> Problem to work on:
Print exactly the lines from the first one down to the line that contains "import numpy as np", both included, and skip the pictures.
========
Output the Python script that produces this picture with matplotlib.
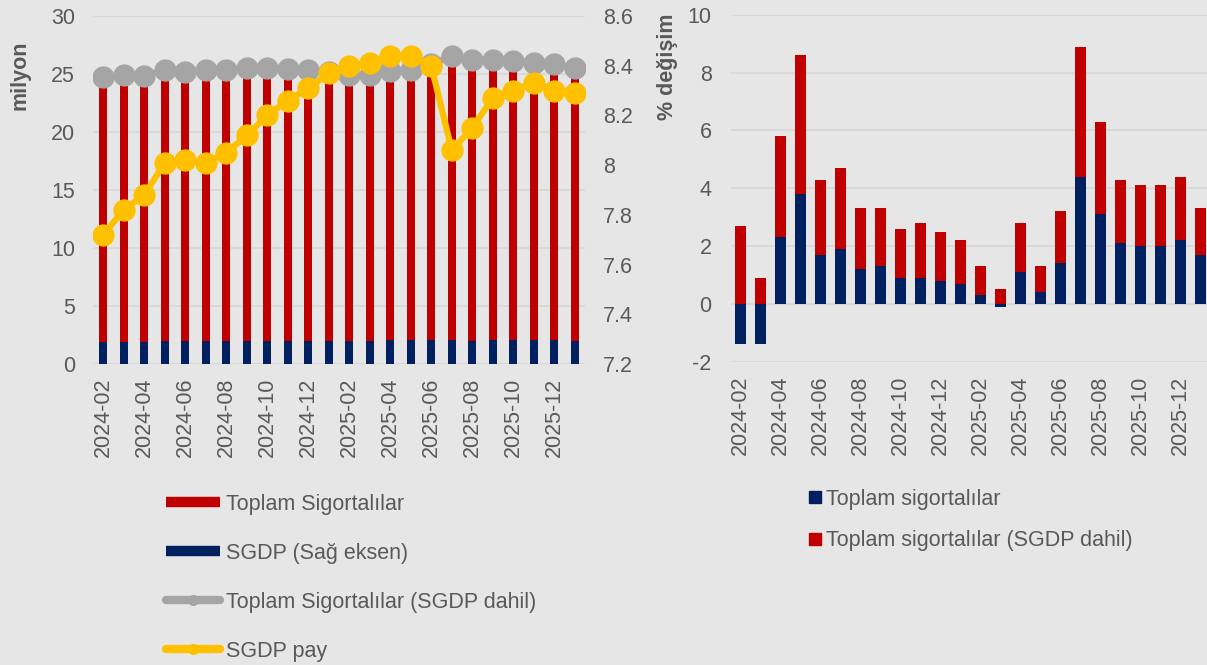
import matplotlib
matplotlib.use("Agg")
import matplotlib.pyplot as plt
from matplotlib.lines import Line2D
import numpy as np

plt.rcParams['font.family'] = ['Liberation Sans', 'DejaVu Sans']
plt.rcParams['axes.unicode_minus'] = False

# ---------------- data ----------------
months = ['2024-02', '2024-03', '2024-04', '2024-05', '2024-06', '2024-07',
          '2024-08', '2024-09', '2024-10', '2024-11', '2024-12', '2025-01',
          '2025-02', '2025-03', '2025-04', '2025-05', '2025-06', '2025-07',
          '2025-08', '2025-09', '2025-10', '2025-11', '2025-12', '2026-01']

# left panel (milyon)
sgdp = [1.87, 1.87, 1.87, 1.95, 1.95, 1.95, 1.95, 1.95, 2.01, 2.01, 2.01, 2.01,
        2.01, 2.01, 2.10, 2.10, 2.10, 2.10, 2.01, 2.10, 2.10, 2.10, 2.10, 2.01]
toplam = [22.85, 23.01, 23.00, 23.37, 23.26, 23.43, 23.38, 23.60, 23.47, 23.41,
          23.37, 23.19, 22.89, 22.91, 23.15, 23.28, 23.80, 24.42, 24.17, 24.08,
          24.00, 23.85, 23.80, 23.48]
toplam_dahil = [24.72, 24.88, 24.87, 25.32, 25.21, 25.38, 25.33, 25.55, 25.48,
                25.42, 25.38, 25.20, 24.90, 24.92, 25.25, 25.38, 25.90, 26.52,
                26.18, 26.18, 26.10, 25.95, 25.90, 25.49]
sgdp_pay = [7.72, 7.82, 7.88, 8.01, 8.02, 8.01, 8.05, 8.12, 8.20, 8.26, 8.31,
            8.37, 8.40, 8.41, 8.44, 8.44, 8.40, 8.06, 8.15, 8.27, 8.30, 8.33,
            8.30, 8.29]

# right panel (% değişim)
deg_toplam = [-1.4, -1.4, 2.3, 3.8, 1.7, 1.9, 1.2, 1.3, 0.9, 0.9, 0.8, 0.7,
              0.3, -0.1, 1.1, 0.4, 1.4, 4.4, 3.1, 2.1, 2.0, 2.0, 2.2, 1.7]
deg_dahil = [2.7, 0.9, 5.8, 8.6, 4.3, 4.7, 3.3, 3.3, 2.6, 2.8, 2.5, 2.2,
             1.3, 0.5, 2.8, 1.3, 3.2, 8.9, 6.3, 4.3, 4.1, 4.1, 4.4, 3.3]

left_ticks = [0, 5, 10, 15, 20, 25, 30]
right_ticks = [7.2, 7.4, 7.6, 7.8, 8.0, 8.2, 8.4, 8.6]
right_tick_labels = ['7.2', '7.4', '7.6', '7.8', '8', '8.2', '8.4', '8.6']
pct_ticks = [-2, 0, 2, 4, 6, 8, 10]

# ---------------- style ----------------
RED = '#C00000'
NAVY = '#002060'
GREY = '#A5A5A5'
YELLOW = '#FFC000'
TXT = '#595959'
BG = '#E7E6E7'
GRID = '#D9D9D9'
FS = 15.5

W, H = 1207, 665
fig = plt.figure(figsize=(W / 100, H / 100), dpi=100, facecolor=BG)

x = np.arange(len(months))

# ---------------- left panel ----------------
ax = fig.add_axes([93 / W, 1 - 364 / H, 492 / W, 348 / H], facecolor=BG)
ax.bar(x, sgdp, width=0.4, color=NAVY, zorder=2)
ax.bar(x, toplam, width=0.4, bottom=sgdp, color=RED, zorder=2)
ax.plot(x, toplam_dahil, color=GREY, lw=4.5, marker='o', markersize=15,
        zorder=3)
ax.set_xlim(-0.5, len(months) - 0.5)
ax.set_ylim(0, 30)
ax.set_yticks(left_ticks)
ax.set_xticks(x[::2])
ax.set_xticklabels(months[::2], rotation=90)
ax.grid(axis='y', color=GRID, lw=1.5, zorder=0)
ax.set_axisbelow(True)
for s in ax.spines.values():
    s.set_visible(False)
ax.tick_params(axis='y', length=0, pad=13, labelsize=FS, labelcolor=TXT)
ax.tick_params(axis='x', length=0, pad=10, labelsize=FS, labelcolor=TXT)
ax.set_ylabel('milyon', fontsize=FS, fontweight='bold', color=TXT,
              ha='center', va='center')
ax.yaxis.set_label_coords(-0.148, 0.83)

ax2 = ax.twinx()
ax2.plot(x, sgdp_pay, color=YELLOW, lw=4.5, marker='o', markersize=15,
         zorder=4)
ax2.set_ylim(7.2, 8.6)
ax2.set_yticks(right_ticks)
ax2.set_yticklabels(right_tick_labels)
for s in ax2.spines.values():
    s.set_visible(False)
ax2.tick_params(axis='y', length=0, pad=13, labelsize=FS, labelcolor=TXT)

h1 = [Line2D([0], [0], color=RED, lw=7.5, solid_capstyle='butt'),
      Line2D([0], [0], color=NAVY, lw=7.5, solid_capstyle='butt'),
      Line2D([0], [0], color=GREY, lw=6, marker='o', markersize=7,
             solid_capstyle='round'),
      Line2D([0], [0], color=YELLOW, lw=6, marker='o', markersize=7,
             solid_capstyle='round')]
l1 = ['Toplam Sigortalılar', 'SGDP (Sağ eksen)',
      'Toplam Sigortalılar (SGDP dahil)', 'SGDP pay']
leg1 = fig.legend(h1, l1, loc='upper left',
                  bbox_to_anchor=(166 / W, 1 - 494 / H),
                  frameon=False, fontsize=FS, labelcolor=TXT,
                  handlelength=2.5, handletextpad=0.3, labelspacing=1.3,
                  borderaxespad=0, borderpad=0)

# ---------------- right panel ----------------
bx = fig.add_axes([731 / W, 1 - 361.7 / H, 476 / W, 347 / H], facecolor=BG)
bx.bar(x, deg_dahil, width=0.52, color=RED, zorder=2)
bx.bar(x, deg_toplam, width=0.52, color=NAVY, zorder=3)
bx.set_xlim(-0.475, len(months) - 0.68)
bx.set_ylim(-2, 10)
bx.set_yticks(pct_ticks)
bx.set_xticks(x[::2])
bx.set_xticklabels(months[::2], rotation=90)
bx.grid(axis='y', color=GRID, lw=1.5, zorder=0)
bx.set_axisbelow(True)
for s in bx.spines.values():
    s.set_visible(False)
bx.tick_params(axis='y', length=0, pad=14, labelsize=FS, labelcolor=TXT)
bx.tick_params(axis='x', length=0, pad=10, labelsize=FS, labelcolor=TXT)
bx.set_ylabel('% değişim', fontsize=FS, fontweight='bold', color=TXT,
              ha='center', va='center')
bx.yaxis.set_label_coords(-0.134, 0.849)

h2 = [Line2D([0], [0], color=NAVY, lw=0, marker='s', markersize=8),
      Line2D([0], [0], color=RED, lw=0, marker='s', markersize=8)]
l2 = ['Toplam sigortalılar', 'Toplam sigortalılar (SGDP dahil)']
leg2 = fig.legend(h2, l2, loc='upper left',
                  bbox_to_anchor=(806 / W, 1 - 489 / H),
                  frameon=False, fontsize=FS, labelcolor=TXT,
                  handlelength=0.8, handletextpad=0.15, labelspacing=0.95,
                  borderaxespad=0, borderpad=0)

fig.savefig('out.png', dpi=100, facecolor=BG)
========
> Written response:
Output the Python script that produces this picture with matplotlib.
import matplotlib
matplotlib.use("Agg")
import matplotlib.pyplot as plt
from matplotlib.lines import Line2D
import numpy as np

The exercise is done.